In the video, the Broke with Expensive Taste star, now recognisably a few shades lighter than her formerly deep brown shade, equates hair extensions with the often dangerous practice. “Nobody was upset when I was wearing 30-inch weaves and tearing out my edges”, she said.
But to suggest that weave, which is not inherently intended for the purposes of emulating a tempered blackness, is comparable to skin lightening, a practise steeped in colourism, is an affront to the psychological fallout of ongoing societally enforced contempt for dark skin.
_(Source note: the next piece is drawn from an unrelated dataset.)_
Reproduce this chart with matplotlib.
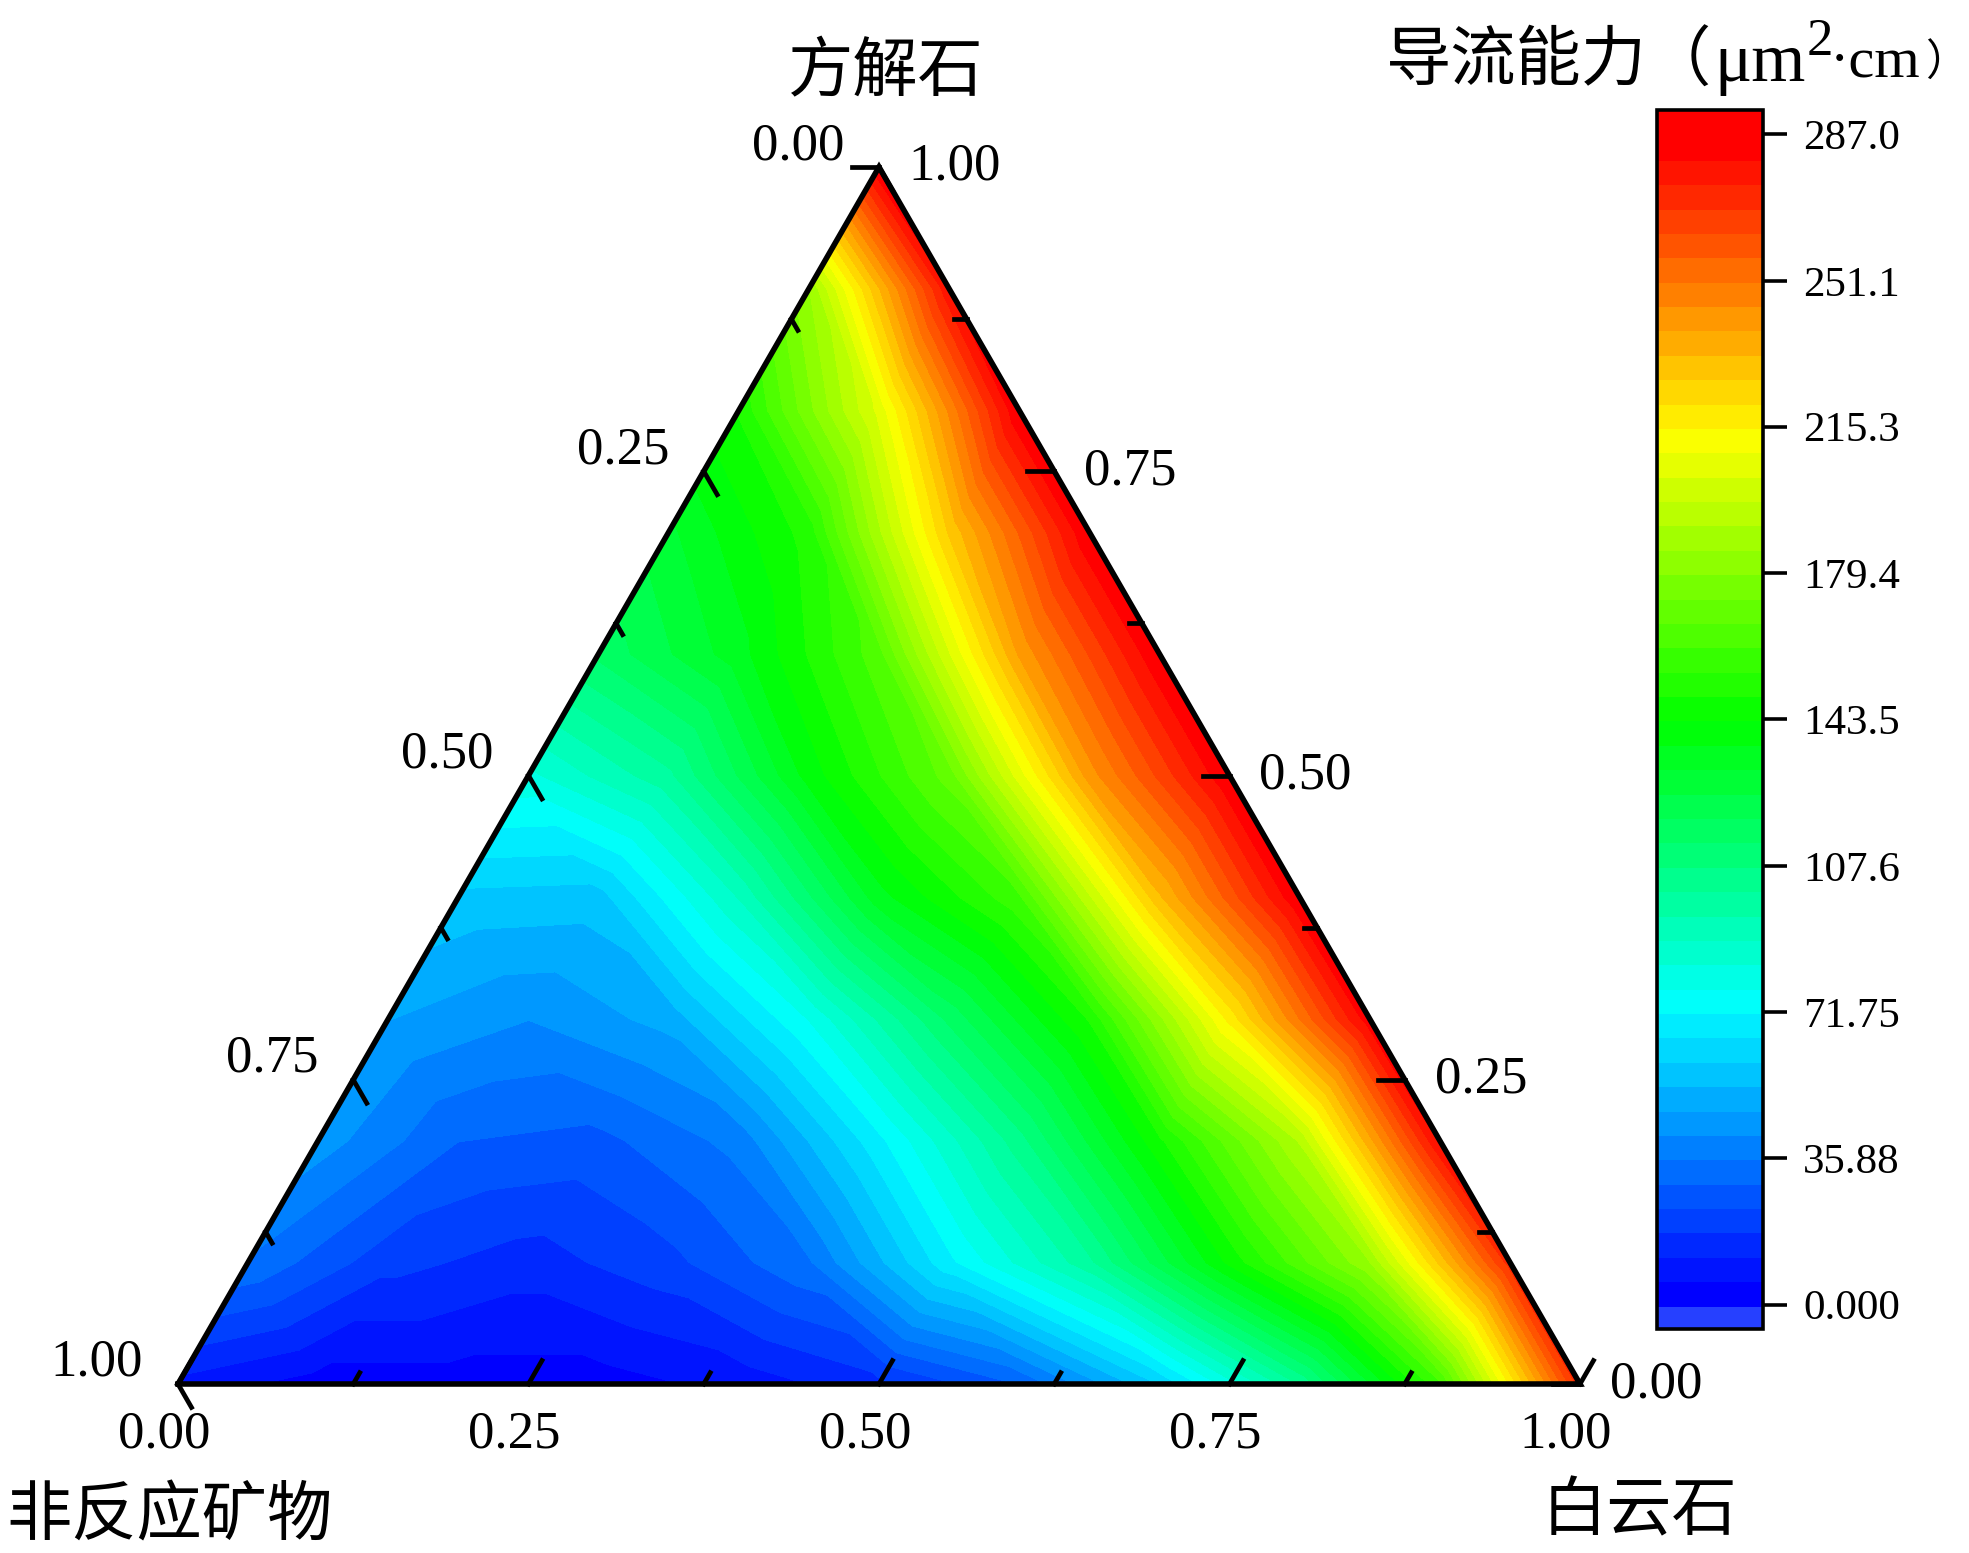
import numpy as np
import matplotlib
matplotlib.use('Agg')
import matplotlib.pyplot as plt
from matplotlib.colors import LinearSegmentedColormap, ListedColormap, BoundaryNorm
from matplotlib.tri import Triangulation

W, H = 1969, 1553
plt.rcParams['font.family'] = ['Liberation Serif', 'Noto Sans CJK SC', 'DejaVu Sans']

# values per row of calcite fraction, dolomite fraction runs 0 .. 1-calcite in 0.1 steps
calcite_rows = [0.0, 0.1, 0.2, 0.3, 0.4, 0.5, 0.6, 0.7, 0.8, 0.9, 1.0]
row_00 = [10, 3, 3, 3, 8, 16, 30, 60, 102, 160, 272]
row_01 = [35, 20, 15, 22, 35, 70, 100, 145, 185, 272]
row_02 = [45, 30, 28, 38, 70, 105, 148, 192, 282]
row_03 = [48, 42, 50, 78, 115, 150, 217, 285]
row_04 = [58, 57, 90, 135, 160, 232, 287]
row_05 = [82, 100, 140, 170, 242, 287]
row_06 = [115, 135, 165, 240, 287]
row_07 = [130, 152, 228, 287]
row_08 = [150, 205, 287]
row_09 = [185, 280]
row_10 = [287]
rows = [row_00, row_01, row_02, row_03, row_04, row_05, row_06, row_07, row_08, row_09, row_10]

cbar_ticks = [0.0, 35.88, 71.75, 107.6, 143.5, 179.4, 215.3, 251.1, 287.0]
cbar_labels = ['0.000', '35.88', '71.75', '107.6', '143.5', '179.4', '215.3', '251.1', '287.0']
tern_major = [0.0, 0.25, 0.5, 0.75, 1.0]
tern_minor = [0.125, 0.375, 0.625, 0.875]
tern_labels = ['0.00', '0.25', '0.50', '0.75', '1.00']

step = 287.0 / 48
levels = -step + step * np.arange(51)
rainbow = LinearSegmentedColormap.from_list('r', ['#0000ff', '#00ffff', '#00ff00', '#ffff00', '#ff0000'])
cols = ['#2640ff'] + [rainbow(k / 47) for k in range(48)] + ['#ff0000']
cmap = ListedColormap(cols)
norm = BoundaryNorm(levels, cmap.N)

d, c, v = [], [], []
for ci, row in zip(calcite_rows, rows):
    for j, val in enumerate(row):
        d.append(j * 0.1)
        c.append(ci)
        v.append(val)
d = np.array(d)
c = np.array(c)
v = np.array(v, dtype=float)
s3 = np.sqrt(3) / 2


def xy(dol, cal):
    return dol + cal / 2, cal * s3


fig = plt.figure(figsize=(W / 100, H / 100), dpi=100)
ax = fig.add_axes([178 / W, (H - 1384) / H, 1402 / W, 1217 / H])
ax.set_xlim(0, 1)
ax.set_ylim(0, s3)
ax.axis('off')

x, y = xy(d, c)
cs = ax.tricontourf(Triangulation(x, y), v, levels=levels, cmap=cmap, norm=norm)
cs.set_edgecolor('face')
cs.set_linewidth(0.4)

ax.plot([0, 1, 0.5, 0], [0, 0, s3, 0], color='k', lw=4, clip_on=False, solid_joinstyle='miter', zorder=5)

L = 27 / 1402
m = 13 / 1402
co, si = 0.5, s3


def tick(px, py, dx, dy, n):
    ax.plot([px, px + dx * n], [py, py + dy * n], color='k', lw=3.4, clip_on=False, zorder=4)


def lab(px, py, txt, ox, oy):
    ax.annotate(txt, (px, py), xytext=(ox, oy), textcoords='offset pixels', ha='center', va='center',
                fontsize=38, annotation_clip=False)


# bottom axis, dolomite
for t, txt in zip(tern_major, tern_labels):
    tick(t, 0, co, si, L)
    lab(t, 0, txt, -14, -50)
for t in tern_minor:
    tick(t, 0, co, si, m)

# right axis, calcite
for t, txt in zip(tern_major, tern_labels):
    px, py = xy(1 - t, t)
    tick(px, py, -1, 0, L)
    lab(px, py, txt, 76, 0)
for t in tern_minor:
    px, py = xy(1 - t, t)
    tick(px, py, -1, 0, m)

# left axis, non reactive minerals
for t, txt in zip(tern_major, tern_labels):
    px, py = xy(0, 1 - t)
    tick(px, py, co, -si, L)
    lab(px, py, txt, -81, 21)
for t in tern_minor:
    px, py = xy(0, 1 - t)
    tick(px, py, co, -si, m)

fig.text(886 / W, 1 - 75 / H, '方解石', fontsize=47, ha='center', va='center')
fig.text(6 / W, 1 - 1519 / H, '非反应矿物', fontsize=47, ha='left', va='center')
fig.text(1542 / W, 1 - 1514 / H, '白云石', fontsize=47, ha='left', va='center')

fig.text(1386 / W, 1 - 64 / H, '导流能力（', fontsize=47, ha='left', va='center')
fig.text(1714 / W, 1 - 64 / H, 'μm', fontsize=50, ha='left', va='center')
fig.text(1807 / W, 1 - 42 / H, '2', fontsize=38, ha='left', va='center')
fig.text(1830 / W, 1 - 64 / H, '·cm', fontsize=42, ha='left', va='center')
fig.text(1925 / W, 1 - 64 / H, '）', fontsize=31, ha='left', va='center')

cax = fig.add_axes([1657 / W, (H - 1329) / H, 106 / W, 1219 / H])
cb = fig.colorbar(cs, cax=cax, ticks=cbar_ticks, spacing='proportional')
cb.ax.set_yticklabels(cbar_labels)
cb.ax.tick_params(length=17, width=2.6, labelsize=31, pad=12, color='k', which='major')
cb.ax.minorticks_off()
cb.outline.set_linewidth(2.6)
cb.solids.set_edgecolor('face')

fig.savefig('out.png', dpi=100)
Similarly, Banks’s suggestion that it isn’t “important to discuss the cultural significance of bleaching anymore”, because the use of skin lightening products is simply a form of assimilation for black people, indicates an unwillingness to acknowledge the weight of often normalised practices such as skin bleaching, and other manifestations of internalised racism.
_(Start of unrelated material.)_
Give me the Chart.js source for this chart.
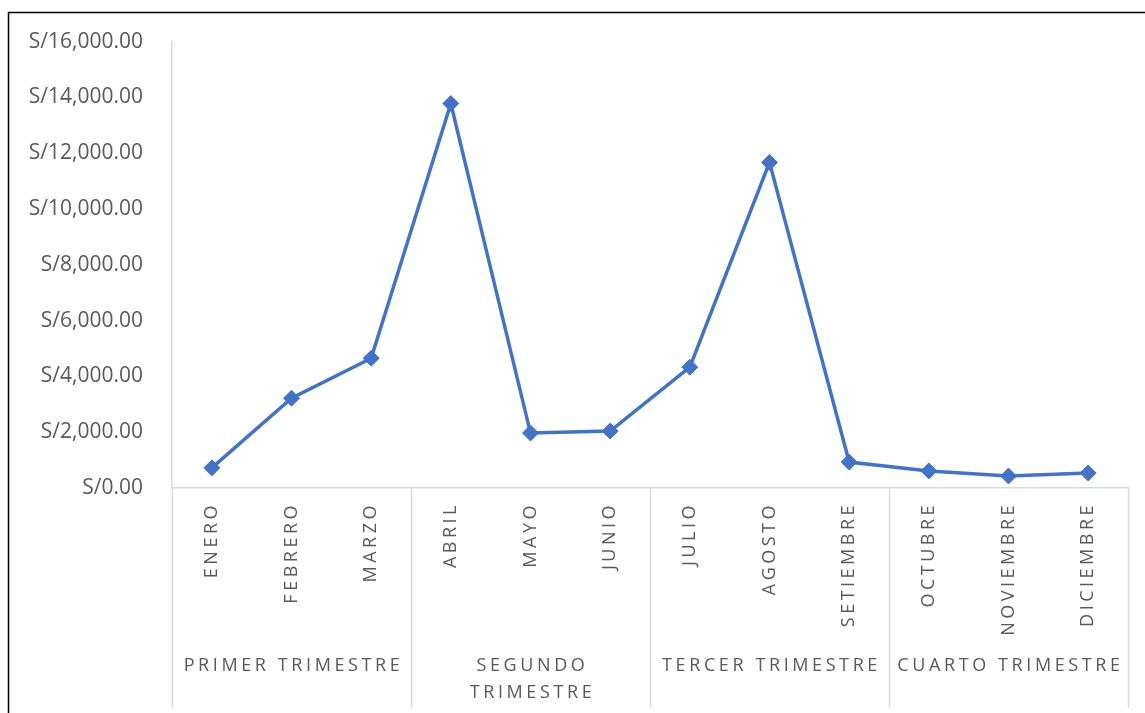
<!DOCTYPE html>
<html>
<head>
<meta charset="utf-8">
<script src="https://cdn.jsdelivr.net/npm/chart.js@4.4.1/dist/chart.umd.min.js"></script>
<style>
  html, body { margin: 0; padding: 0; background: #fff; }
  canvas { display: block; }
</style>
</head>
<body>
<canvas id="salesChart" width="1145" height="713"></canvas>
<script>
// --- data ---
const months = ['ENERO', 'FEBRERO', 'MARZO', 'ABRIL', 'MAYO', 'JUNIO',
                'JULIO', 'AGOSTO', 'SETIEMBRE', 'OCTUBRE', 'NOVIEMBRE', 'DICIEMBRE'];
const quarters = [['PRIMER TRIMESTRE'], ['SEGUNDO', 'TRIMESTRE'], ['TERCER TRIMESTRE'], ['CUARTO TRIMESTRE']];
const sales = [720, 3220, 4650, 13780, 1970, 2040, 4330, 11670, 930, 610, 430, 540];
const yMax = 16000;
const yStep = 2000;

const textGray = '#595959';
const axisGray = '#d9d9d9';
const lineBlue = '#4472c4';

const soles = v => 'S/' + v.toLocaleString('en-US', { minimumFractionDigits: 2, maximumFractionDigits: 2 });

// month labels, quarter labels and the grouping lines under the x axis
const groupedAxis = {
    id: 'groupedAxis',
    afterDraw(chart) {
        const ctx = chart.ctx;
        const x = chart.scales.x;
        const area = chart.chartArea;
        const bottom = chart.height - 5;

        ctx.save();
        // vertical separators (left axis continuation + quarter boundaries)
        ctx.strokeStyle = axisGray;
        ctx.lineWidth = 1.5;
        for (let q = 0; q <= quarters.length; q++) {
            const px = Math.round(x.getPixelForValue(q * 3 - 0.5)) + 0.5;
            ctx.beginPath();
            ctx.moveTo(px, area.bottom);
            ctx.lineTo(px, bottom);
            ctx.stroke();
        }

        ctx.fillStyle = textGray;
        // rotated month names
        ctx.font = '18px "Open Sans", sans-serif';
        ctx.letterSpacing = '3.5px';
        ctx.textAlign = 'right';
        ctx.textBaseline = 'middle';
        months.forEach((m, i) => {
            ctx.save();
            ctx.translate(x.getPixelForValue(i), area.bottom + 14);
            ctx.rotate(-Math.PI / 2);
            ctx.fillText(m, 0, 0);
            ctx.restore();
        });

        // quarter names
        ctx.font = '18px "Open Sans", sans-serif';
        ctx.letterSpacing = '3.6px';
        ctx.textAlign = 'center';
        quarters.forEach((lines, q) => {
            const cx = x.getPixelForValue(q * 3 + 1) + 2;
            lines.forEach((t, k) => ctx.fillText(t, cx, area.bottom + 178 + k * 27));
        });
        ctx.restore();

        // chart frame (only left/top edges are inside the picture)
        ctx.save();
        ctx.strokeStyle = '#000';
        ctx.lineWidth = 1.5;
        ctx.beginPath();
        ctx.moveTo(8.5, chart.height + 2);
        ctx.lineTo(8.5, 12.5);
        ctx.lineTo(chart.width + 2, 12.5);
        ctx.stroke();
        ctx.restore();
    }
};

Chart.defaults.font.family = "'Open Sans', sans-serif";

new Chart(document.getElementById('salesChart'), {
    type: 'line',
    data: {
        labels: months,
        datasets: [{
            label: 'Ventas',
            data: sales,
            borderColor: lineBlue,
            backgroundColor: lineBlue,
            borderWidth: 3.5,
            pointStyle: 'rectRot',
            pointRadius: 8,
            pointBorderWidth: 1,
            tension: 0
        }]
    },
    options: {
        responsive: false,
        animation: false,
        layout: { padding: { top: 41, right: 17, left: 0, bottom: 0 } },
        plugins: { legend: { display: false }, tooltip: { enabled: false } },
        scales: {
            x: {
                offset: true,
                grid: { display: false },
                border: { color: axisGray, width: 1.5 },
                ticks: { display: false },
                afterFit(scale) { scale.height = 225; }
            },
            y: {
                min: 0,
                max: yMax,
                grid: { display: false, drawTicks: false },
                border: { color: axisGray, width: 1.5 },
                ticks: {
                    stepSize: yStep,
                    padding: 29,
                    color: textGray,
                    font: { size: 21 },
                    callback: v => soles(v)
                },
                afterFit(scale) { scale.width = 172; }
            }
        }
    },
    plugins: [groupedAxis]
});
</script>
</body>
</html>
Banks calls her new practise, 'body modification', a term so tame, you could easily forget the ramifications of long-term bleaching. As part of Gal-dem’s Skin Lightening Series, a collection of articles exploring skin lightening products and identity, Niellah Arboine outlined some of the damaging aspects of bleaching, writing:
“Prolonged use of skin-lightening products with [Hydroquinone] (which can be prescribed safely) can lead to a plethora of long-term problems, from skin-ageing and liver damage to a serious condition called exogenous ochronosis, which can cause hyper-pigmentation and skin lesions”.
Although Banks doesn’t claim to see “the difference” between temporary practices like wearing weave, or, as many often attempt to compare to bleaching - tanning, there is one. A huge one. Skin lightening, unlike painting one’s nails for example, or wearing fake eyelashes, perpetuates the idea that darker skin tones are inherently unappealing, and whiteness (or being in closer proximity to it), is the highest ideal to aspire to.
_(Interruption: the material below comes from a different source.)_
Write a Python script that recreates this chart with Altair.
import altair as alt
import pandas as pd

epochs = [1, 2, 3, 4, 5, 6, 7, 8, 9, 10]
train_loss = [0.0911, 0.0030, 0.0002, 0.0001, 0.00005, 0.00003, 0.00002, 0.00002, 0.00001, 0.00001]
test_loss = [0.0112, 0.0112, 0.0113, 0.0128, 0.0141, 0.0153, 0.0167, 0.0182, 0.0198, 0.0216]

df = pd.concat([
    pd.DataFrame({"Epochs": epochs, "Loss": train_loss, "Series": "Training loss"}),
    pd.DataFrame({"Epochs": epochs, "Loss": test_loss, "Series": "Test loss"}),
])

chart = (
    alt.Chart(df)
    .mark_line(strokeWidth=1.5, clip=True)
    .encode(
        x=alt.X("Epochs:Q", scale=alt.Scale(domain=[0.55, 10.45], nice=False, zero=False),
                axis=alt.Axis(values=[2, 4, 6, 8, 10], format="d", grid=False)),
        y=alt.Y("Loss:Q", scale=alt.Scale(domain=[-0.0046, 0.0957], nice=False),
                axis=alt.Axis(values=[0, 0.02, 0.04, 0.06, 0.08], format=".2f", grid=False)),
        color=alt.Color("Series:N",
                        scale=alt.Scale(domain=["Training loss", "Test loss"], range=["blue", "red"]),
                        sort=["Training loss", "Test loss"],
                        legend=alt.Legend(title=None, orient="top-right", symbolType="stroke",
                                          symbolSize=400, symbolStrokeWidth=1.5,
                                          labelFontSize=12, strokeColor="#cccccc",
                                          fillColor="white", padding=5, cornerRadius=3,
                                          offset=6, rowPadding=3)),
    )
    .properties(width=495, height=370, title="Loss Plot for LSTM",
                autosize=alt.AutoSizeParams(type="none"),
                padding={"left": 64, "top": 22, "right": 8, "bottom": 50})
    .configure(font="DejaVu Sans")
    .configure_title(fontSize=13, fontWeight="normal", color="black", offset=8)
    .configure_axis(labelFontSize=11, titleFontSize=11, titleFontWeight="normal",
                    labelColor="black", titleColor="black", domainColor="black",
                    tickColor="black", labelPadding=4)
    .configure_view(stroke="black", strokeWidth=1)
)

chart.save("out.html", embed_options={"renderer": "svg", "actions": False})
Dark skin, especially when it covers the entire body, is seen and marketed as burdensome in countless communities across the globe, with big companies making huge profits from lightening products in predominantly POC-populated countries.
There is a clear history of relating skin tone to class and centuries of imposing Eurocentric beauty ideals on communities of colour has turned skin lightening into a much more sinister practise than temporary and comparably less damaging enhancements.
Unlike some of her recent outbursts, Banks’s latest video speaks to something saddening, as opposed to enraging. Ultimately, skin whitening products, when used for the sole purpose of making oneself considerably lighter than they are, can only really be seen as a practice that is symptomatic of internalised racism, as opposed to a desire to try a new look, as Banks and many others who bleach, believe.
In a follow-up to the video, Banks wrote the following on her Facebook page: “I told you all two years ago that as a black woman I stand for reparations and autonomy. All of the rest of the shit is petty. Cultural appropriation, who wears what, natural hair, relaxed, bleached or not”,
An odd thing to say for a woman who once seemed to understand how constantly berating blackness, whether through the continual failure to acknowledge black artistry in creative industries, particularly at prestigious award shows, or promoting the idea that dark skin is unappealing, can have an impact on young black people.
While Banks has once again engaged in the promotion of harmful ideas however, it is no less heartbreaking that she, like a lot of people who use skin lightening products, is blind to the physical as well as psychological implications of bleaching away the part of her that makes her who she is.